Au Portugal, l’avortement a été légalisé en mars 2007 jusqu’à la dixième semaine de grossesse, après un référendum où 59,3 % des votants avaient répondu “oui” , contre 40,7 % de “non”. Le 22 juillet 2015, le gouvernement portugais a toutefois décidé d’amender la loi en mettant à la charge des femmes tous les frais liés à l’arrêt de leur grossesse. Celles-ci doivent également se soumettre à un examen psychologique approfondi si elles souhaitent engager ce processus.
En Irlande, la légalisation de l’avortement est entrée en vigueur le 1er janvier 2019. Elle autorise l’IVG sans conditions jusqu’à 12 semaines et 24 semaines dans les cas de “risque pour la vie” ou de “grave danger pour la santé” de la femme enceinte. Elle permet aussi l’avortement en cas d’anomalie du fœtus qui pourrait conduire à sa mort in utero. Jusque là, l’Irlande était l’un des pays les plus restrictifs d’Europe en la matière. Sa sévérité était due au 8e amendement de la Constitution, qui reconnaissait au même titre le droit à la vie du fœtus et de la mère. Avant 2013, l’IVG était totalement illégale et passible de 14 ans de prison.
En Hongrie, l’IVG est légale depuis les années 1950 jusqu’à la douzième semaine de grossesse. Néanmoins, le Premier ministre ultra-conservateur Viktor Orbán a mis en place plusieurs mesures allant à son encontre depuis son arrivée au pouvoir en 2010. Ainsi, la Constitution entrée en vigueur en 2012 défend “la vie du fœtus dès sa conception”. Depuis septembre 2022, un décret impose en outre aux femmes qui veulent avorter d’écouter les battements du cœur du fœtus avant de se décider.

En Pologne, l’avortement n’est autorisé qu’en de cas de viol ou de danger pour la vie de la mère depuis janvier 2021. Après avoir tenté de l’interdire totalement en 2016, le gouvernement l’a restreint en supprimant la possibilité d’avorter en cas de malformation grave du fœtus, qui concernait plus de 95 % des IVG dans le pays. Résultat, ce retour en arrière constitue quasiment une interdiction formelle de l’IVG puisque les deux clauses restantes (danger pour la mère ou viol) n’ont représenté que 26 cas d’avortement en Pologne en 2019, sur un pays de 38 millions d’habitants. Toutefois, la nouvelle coalition de centre-gauche au pouvoir depuis 2023 a fait de la légalisation de l’IVG sans conditions une promesse de campagne.
En pratique, l’IVG reste fortement limitée dans certains pays, constate Toute l’Europe. Les médecins peuvent notamment faire appel à la “clause de conscience”, qui les autorise à ne pas pratiquer d’acte pouvant heurter leurs convictions éthiques, morales et religieuses.

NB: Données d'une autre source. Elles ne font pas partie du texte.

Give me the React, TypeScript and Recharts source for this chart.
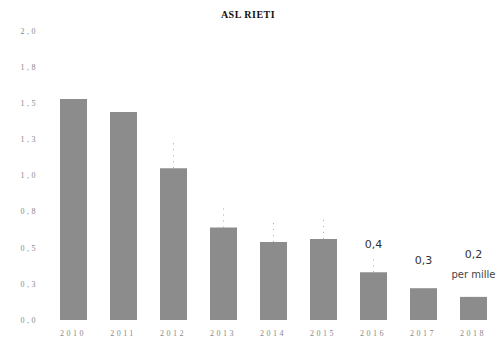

Ainsi, 23 pays européens (dont la France) prévoient cette disposition spécifique à l’IVG. Seules la Suède, la Finlande et la Lituanie n’autorisent pas les soignants à refuser de pratiquer l’avortement.
Si le taux de médecins objecteurs de conscience atteint en moyenne 10 % en Europe, il représentait 70 % des praticiens en Italie en 2019. En Roumanie, bien que l’avortement soit officiellement autorisé depuis 1990, la plupart des hôpitaux publics “ne le pratiquent pas”, et ce faute de moyens ou alors parce que les médecins refusent de le faire.